Abstract

Since 1950, diverse assemblages of Mesozoic vertebrates have been described from the Galve area (Teruel Province, NE Spain). More than fifty taxa have been noted, including fishes, crocodyliforms, pterosaurs, dinosaurs and mammals. The Galve fossil sites occur in an Upper Jurassic to Lower Cretaceous succession spanning some 30 myr, divided into five formations, representing marginal marine and continental settings, with a Tithonian–early Barremian regression and a transgression from the Barremian onwards. New discoveries include teeth of the hybodont shark Lonchidion microselachos, spinosaurine theropods, Eusauropoda and the dryosaurid Valdosaurus. The 30-myr succession shows some possible evolutionary shifts, with a predominance of sauropods as herbivores in older strata, and ornithopods commoner in younger beds.
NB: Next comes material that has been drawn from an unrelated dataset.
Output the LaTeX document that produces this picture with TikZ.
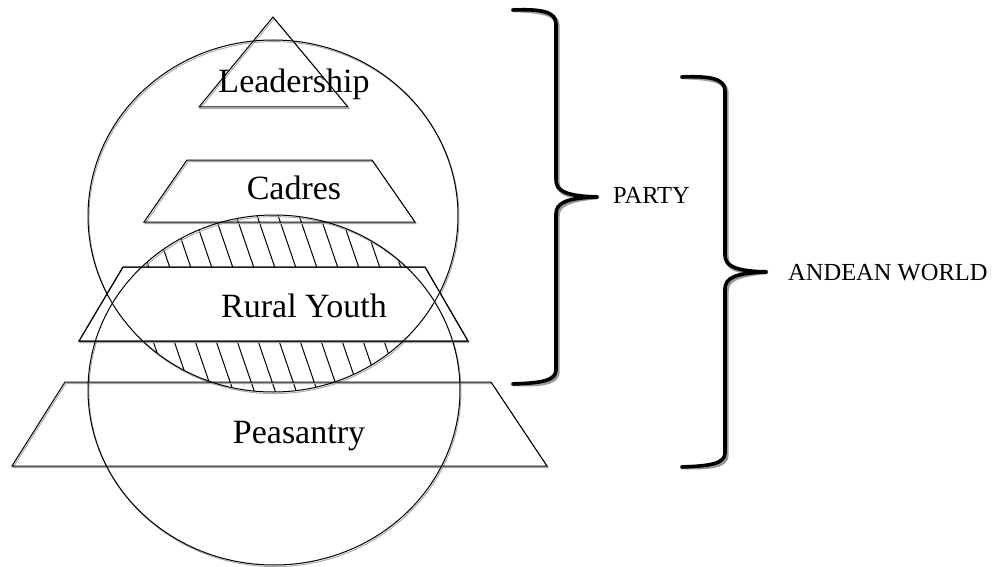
\documentclass[tikz,border=0pt]{standalone}
\usepackage{fontspec}
\setmainfont{Liberation Serif}
\begin{document}
\begin{tikzpicture}[x=1pt,y=-1pt,
  thinline/.style={draw=black,line width=1pt,line join=miter},
  shade/.style={draw=black!35,line width=0.9pt,shift={(1,1.6)}},
  bracefront/.style={draw=black,line width=3.6pt,line cap=round,line join=round},
  braceshade/.style={draw=black!40,line width=4.4pt,line cap=round,line join=round,shift={(1.5,2)}},
  big/.style={font=\fontsize{34}{40}\selectfont,inner sep=0pt,anchor=base},
  small/.style={font=\fontsize{24.5}{28}\selectfont,inner sep=0pt,anchor=base west}]
\useasboundingbox (0,0) rectangle (993,567);
\fill[white] (0,0) rectangle (993,567);

% hatched lens (intersection of the two circles)
\begin{scope}
  \clip (273,216) ellipse [x radius=185pt, y radius=176pt];
  \clip (274,390) ellipse [x radius=186pt, y radius=175pt];
  \foreach \x in {40,61,...,520}
    \draw[black,line width=1pt] (\x,195) -- (\x+72,405);
\end{scope}

% shadows
\path[shade] (273,17) -- (348,107) -- (199,107) -- cycle;
\path[shade] (187,160) -- (372,160) -- (415,222) -- (144,222) -- cycle;
\path[shade] (123,267) -- (425,267) -- (468,341) -- (79,341) -- cycle;
\path[shade] (65,382) -- (491,382) -- (547,466) -- (12,466) -- cycle;
\path[shade] (273,216) ellipse [x radius=185pt, y radius=176pt];
\path[shade] (274,390) ellipse [x radius=186pt, y radius=175pt];

% Rural Youth band hides the hatching
\path[thinline,fill=white] (123,267) -- (425,267) -- (468,341) -- (79,341) -- cycle;

% circles
\path[thinline] (273,216) ellipse [x radius=185pt, y radius=176pt];
\path[thinline] (274,390) ellipse [x radius=186pt, y radius=175pt];

% pyramid layers
\path[thinline] (273,17) -- (348,107) -- (199,107) -- cycle;
\path[thinline] (187,160) -- (372,160) -- (415,222) -- (144,222) -- cycle;
\path[thinline] (123,267) -- (425,267) -- (468,341) -- (79,341) -- cycle;
\path[thinline] (65,382) -- (491,382) -- (547,466) -- (12,466) -- cycle;

% labels
\node[big] (lead) at (294,93) {Leadership};
\node[big] (cadr) at (294,199) {Cadres};
\node[big] (ruth) at (304,317) {Rural Youth};
\node[big] (peas) at (299,443) {Peasantry};

% PARTY brace
\coordinate (pt) at (597,197);
\coordinate (pa) at (513,10);
\coordinate (pb) at (513,384);
\foreach \s in {braceshade,bracefront}{
\path[\s] (pa) .. controls (540,9) and (556,11) .. (556,24) -- (556,180)
  .. controls (556,191) and (566,196) .. (pt);
\path[\s] (pt) .. controls (566,198) and (556,203) .. (556,214) -- (556,370)
  .. controls (556,381) and (540,383) .. (pb);
}
\node[small] (party) at (613,203) {PARTY};

% ANDEAN WORLD brace
\coordinate (at) at (766,272);
\coordinate (aa) at (682,77);
\coordinate (ab) at (682,467);
\foreach \s in {braceshade,bracefront}{
\path[\s] (aa) .. controls (709,76) and (725,78) .. (725,91) -- (725,255)
  .. controls (725,266) and (735,271) .. (at);
\path[\s] (at) .. controls (735,273) and (725,278) .. (725,289) -- (725,453)
  .. controls (725,464) and (709,466) .. (ab);
}
\node[small] (andean) at (788,280) {ANDEAN WORLD};
\end{tikzpicture}
\end{document}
There are some possible replacements among mammals in the latter part of the succession, with trechnotheres, such as spalacotheriids and dryolestoids, dominant in the El Castellar Formation, and multituberculates in the Camarillas Formation. Matching of the vertebrates from the Galve succession with those from age-equivalent units throughout Europe shows close similarity with the Purbeck–Wealden succession of southern England, among others. There are many similarities with dinosaur faunas from North America and Africa, but continent-scale faunal differentiation had clearly begun.